When I think about the idea of immortality or living a really long time as a human, it makes me think of Tolkein’s elves in Middle Earth. Unless something interferes (they can be killed and they can fade away with grief) they’ll live forever. One of the things I find most interesting is that in The Silmarillion, the immortality of the elves is described as a sorrow and death is presented as a gift given to men.
the children of Men dwell only a short space in the world alive, and are not bound to it, and depart soon whither the Elves know not. Whereas the Elves remain until the end of days, and their love of the Earth and all the world is more single and more poignant therefore, and as the years lengthen ever more sorrowful. For the Elves die not till tile world dies, unless they are slain or waste in grief (and to both these seeming deaths they are subject); neither does age subdue their strength, unless one grow weary of ten thousand centuries; and dying they are gathered to the halls of Mandos in Valinor, whence they may in time return.
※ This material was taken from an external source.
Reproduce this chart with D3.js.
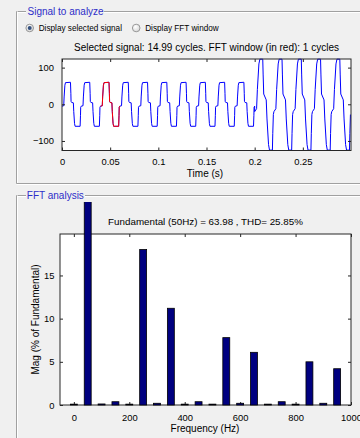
<!DOCTYPE html>
<html>
<head>
<meta charset="utf-8">
<script src="https://cdn.jsdelivr.net/npm/d3@7"></script>
<style>
  body { margin: 0; background: #f0f0f0; }
  svg { display: block; }
  text { font-family: "Liberation Sans", Arial, sans-serif; fill: #000; }
</style>
</head>
<body>
<svg width="360" height="438"></svg>
<script>
// ---- data ----

// one cycle of the signal, [phase, value], small amplitude (t < 0.2 s)
var lowCycle = [
  [0.00, -5], [0.09, -4], [0.11, 20], [0.15, 52], [0.18, 59], [0.44, 60],
  [0.46, 30], [0.47, 8], [0.50, 5], [0.59, 4], [0.61, -20], [0.65, -52],
  [0.68, -60], [0.94, -60], [0.96, -30], [0.97, -8], [1.00, -5]
];
// one cycle, large amplitude (t >= 0.2 s)
var highCycle = [
  [0.00, -20], [0.10, -12], [0.14, 40], [0.22, 110], [0.27, 123], [0.42, 123],
  [0.44, 80], [0.47, 28], [0.60, 12], [0.64, -40], [0.72, -110], [0.77, -125],
  [0.92, -125], [0.94, -80], [0.97, -28], [1.00, -20]
];
var cycleKind = ["low", "low", "low", "low", "low", "low", "low", "low", "low", "low",
                 "high", "high", "high", "high", "high"];
var period = 0.02;
var tEnd = 0.2998;
var fftWindow = [0.04, 0.06];

var timeTicks = [0, 0.05, 0.1, 0.15, 0.2, 0.25];
var timeTickLabels = ["0", "0.05", "0.1", "0.15", "0.2", "0.25"];
var signalTicks = [-100, 0, 100];

var harmonicFreqs = [0, 50, 100, 150, 200, 250, 300, 350, 400, 450,
                     500, 550, 600, 650, 700, 750, 800, 850, 900, 950];
var harmonicMags = [0.1, 100, 0.12, 0.38, 0.1, 18.0, 0.2, 11.2, 0.1, 0.38,
                    0.1, 7.8, 0.2, 6.1, 0.1, 0.38, 0.1, 5.0, 0.2, 4.2];
var freqTicks = [0, 200, 400, 600, 800, 1000];
var magTicks = [0, 5, 10, 15];

var signalText = "Selected signal: 14.99 cycles. FFT window (in red): 1 cycles";
var fftText = "Fundamental (50Hz) = 63.98 , THD= 25.85%";

// ---- build the sample table ----
var samples = [];
cycleKind.forEach(function(kind, i) {
  var shape = kind === "low" ? lowCycle : highCycle;
  shape.forEach(function(p) {
    var t = (i + p[0]) * period;
    if (t <= tEnd) samples.push({t: t, v: p[1]});
  });
});
var redSamples = samples.filter(function(d) {
  return d.t >= fftWindow[0] - 1e-9 && d.t <= fftWindow[1] + 1e-9;
});

var svg = d3.select("svg");
var frameGrey = "#a0a0a0";
var axisCol = "#262626";

function translate(x, y) { return "translate(" + [x, y] + ")"; }

// ---- etched panel frames ----
function etched(g, x1, y1, x2, y2) {
  var dx = x1 === x2 ? 1 : 0, dy = y1 === y2 ? 1 : 0;
  g.append("line").attr("x1", x1).attr("y1", y1).attr("x2", x2).attr("y2", y2)
    .attr("stroke", frameGrey);
  g.append("line").attr("x1", x1 + dx).attr("y1", y1 + dy)
    .attr("x2", x2 + dx).attr("y2", y2 + dy)
    .attr("stroke", "#ffffff");
}
var frames = svg.append("g").classed("frames", true);
etched(frames, 16.5, 11.5, 26, 11.5);
etched(frames, 104, 11.5, 360, 11.5);
etched(frames, 16.5, 11.5, 16.5, 183.5);
etched(frames, 16.5, 183.5, 360, 183.5);
etched(frames, 16.5, 195.5, 26, 195.5);
etched(frames, 85, 195.5, 360, 195.5);
etched(frames, 16.5, 195.5, 16.5, 438);

var panelTitle = {"font-size": "10px", "fill": "#2d2dc8"};
frames.append("text").attr("x", 27.5).attr("y", 15).text("Signal to analyze")
  .style("font-size", panelTitle["font-size"]).style("fill", panelTitle.fill);
frames.append("text").attr("x", 26.8).attr("y", 198.8).text("FFT analysis")
  .style("font-size", panelTitle["font-size"]).style("fill", panelTitle.fill);

// ---- radio buttons ----
var grad = svg.append("defs").append("radialGradient").attr("id", "radioFill")
  .attr("cx", "40%").attr("cy", "35%").attr("r", "70%");
grad.append("stop").attr("offset", "0%").attr("stop-color", "#ffffff");
grad.append("stop").attr("offset", "100%").attr("stop-color", "#d4d4d4");

var radios = [
  {x: 29.7, label: "Display selected signal", on: true},
  {x: 136.2, label: "Display FFT window", on: false}
];
var rg = svg.append("g").classed("radios", true);
radios.forEach(function(r) {
  rg.append("circle").attr("cx", r.x).attr("cy", 28).attr("r", 3.8)
    .attr("fill", "url(#radioFill)").attr("stroke", "#8f8f8f").attr("stroke-width", 0.9);
  if (r.on) {
    rg.append("circle").attr("cx", r.x).attr("cy", 28).attr("r", 2)
      .attr("fill", "#34507e");
  }
  rg.append("text").attr("x", r.x + 9).attr("y", 31).text(r.label)
    .style("font-size", "8.2px");
});

// ---- time signal plot ----
var xT = d3.scaleLinear().domain([0, 0.3]).range([62, 351]);
var yT = d3.scaleLinear().domain([-126, 123.5]).range([150.5, 59]);

var top_g = svg.append("g").classed("signal_plot", true);
top_g.append("rect").attr("x", 62).attr("y", 59).attr("width", 289).attr("height", 91.5)
  .attr("fill", "#ffffff");

var line = d3.line().x(function(d) { return xT(d.t); }).y(function(d) { return yT(d.v); });
top_g.append("path").datum(samples).attr("d", line)
  .attr("fill", "none").attr("stroke", "#0000ff").attr("stroke-width", 1);
top_g.append("path").datum(redSamples).attr("d", line)
  .attr("fill", "none").attr("stroke", "#ff0000").attr("stroke-width", 1);

function styleAxis(g, fs) {
  g.select(".domain").remove();
  g.selectAll(".tick line").attr("stroke", axisCol);
  g.selectAll(".tick text").style("font-family", "'Liberation Sans', Arial, sans-serif")
    .style("font-size", fs).attr("fill", "#000");
}

top_g.append("g").attr("transform", translate(0, 150.5))
  .call(d3.axisBottom(xT).tickValues(timeTicks).tickSizeInner(-3).tickSizeOuter(0)
    .tickPadding(8).tickFormat(function(d, i) { return timeTickLabels[i]; }))
  .call(styleAxis, "9.4px");
top_g.append("g").attr("transform", translate(0, 59))
  .call(d3.axisTop(xT).tickValues(timeTicks).tickSizeInner(-3).tickSizeOuter(0).tickFormat(""))
  .call(styleAxis, "9.4px");
top_g.append("g").attr("transform", translate(62, 0))
  .call(d3.axisLeft(yT).tickValues(signalTicks).tickSizeInner(-3).tickSizeOuter(0).tickPadding(8))
  .call(styleAxis, "9.4px");
top_g.append("g").attr("transform", translate(351, 0))
  .call(d3.axisRight(yT).tickValues(signalTicks).tickSizeInner(-3).tickSizeOuter(0).tickFormat(""))
  .call(styleAxis, "9.4px");

top_g.append("rect").attr("x", 62).attr("y", 59).attr("width", 289).attr("height", 91.5)
  .attr("fill", "none").attr("stroke", axisCol).attr("stroke-width", 1);

top_g.append("text").attr("x", 206.5).attr("y", 50.5).attr("text-anchor", "middle")
  .style("font-size", "10px").text(signalText);
top_g.append("text").attr("x", 205).attr("y", 176.5).attr("text-anchor", "middle")
  .style("font-size", "10px").text("Time (s)");

// ---- FFT plot ----
var xF = d3.scaleLinear().domain([-50, 1000]).range([60, 351]);
var yF = d3.scaleLinear().domain([0, 19.8]).range([405, 234]);
var barW = 25;

var fft_g = svg.append("g").classed("fft_plot", true);
fft_g.append("rect").attr("x", 60).attr("y", 234).attr("width", 291).attr("height", 171)
  .attr("fill", "#ffffff");

svg.select("defs").append("clipPath").attr("id", "barClip")
  .append("rect").attr("x", 0).attr("y", 202).attr("width", 360).attr("height", 236);

fft_g.append("g").attr("transform", translate(0, 405))
  .call(d3.axisBottom(xF).tickValues(freqTicks).tickSizeInner(-3).tickSizeOuter(0)
    .tickPadding(9).tickFormat(d3.format("d")))
  .call(styleAxis, "9.4px");
fft_g.append("g").attr("transform", translate(0, 234))
  .call(d3.axisTop(xF).tickValues(freqTicks).tickSizeInner(-3).tickSizeOuter(0).tickFormat(""))
  .call(styleAxis, "9.4px");
fft_g.append("g").attr("transform", translate(60, 0))
  .call(d3.axisLeft(yF).tickValues(magTicks).tickSizeInner(-3).tickSizeOuter(0).tickPadding(5.5))
  .call(styleAxis, "9.4px");
fft_g.append("g").attr("transform", translate(351, 0))
  .call(d3.axisRight(yF).tickValues(magTicks).tickSizeInner(-3).tickSizeOuter(0).tickFormat(""))
  .call(styleAxis, "9.4px");

fft_g.append("rect").attr("x", 60).attr("y", 234).attr("width", 291).attr("height", 171)
  .attr("fill", "none").attr("stroke", axisCol).attr("stroke-width", 1);

// bars over the box, the fundamental runs past the top like the original
fft_g.append("g").attr("clip-path", "url(#barClip)")
  .selectAll("rect").data(harmonicFreqs).enter().append("rect")
  .attr("x", function(d) { return xF(d - barW / 2); })
  .attr("width", function(d) { return xF(barW) - xF(0); })
  .attr("y", function(d, i) { return yF(harmonicMags[i]); })
  .attr("height", function(d, i) { return yF(0) - yF(harmonicMags[i]); })
  .attr("fill", "#000080").attr("stroke", "#000000").attr("stroke-width", 0.8);

fft_g.append("text").attr("x", 205.5).attr("y", 225).attr("text-anchor", "middle")
  .style("font-size", "9.8px").text(fftText);
fft_g.append("text").attr("x", 205).attr("y", 431.5).attr("text-anchor", "middle")
  .style("font-size", "10px").text("Frequency (Hz)");
fft_g.append("text").attr("transform", translate(39, 319.5) + " rotate(-90)")
  .attr("text-anchor", "middle").style("font-size", "10px").text("Mag (% of Fundamental)");
</script>
</body>
</html>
But the sons of Men die indeed, and leave the world; wherefore they are called the Guests, or the Strangers. Death is their fate, the gift of Iluvatar, which as Time wears even the Powers shall envy.
Sown in Weakness
Death became something that every human being must face as a consequence of Adam and Eve’s sin. I wonder, however, if after the fall mortality might have been as much a gift as a curse. Yes, death is a penalty associated with disobedience to God and it is an enemy that will be conquered in the future. But the absence of death in our fallen state would not have been a kindness.
Foolish one, what you sow is not made alive unless it dies. And what you sow, you do not sow that body that shall be, but mere grain—perhaps wheat or some other grain. But God gives it a body as He pleases, and to each seed its own body. (1 Cor. 15:36-37)
We are “bare grain,” as the KJV says, which after it dies to this existence will spring up into the far more glorious body that God gives us. Thank God that immortality is not give not us as we are now — corrupted, dishonored, weak, and natural. Living like this forever would not be a gift. We cannot have eternal life as we are now, nor would we want to. We need to be changed first.
For this corruptible must put on incorruption, and this mortal must put on immortality. So when this corruptible has put on incorruption, and this mortal has put on immortality, then shall be brought to pass the saying that is written: “Death is swallowed up in victory.” (1 Cor. 15:53-54).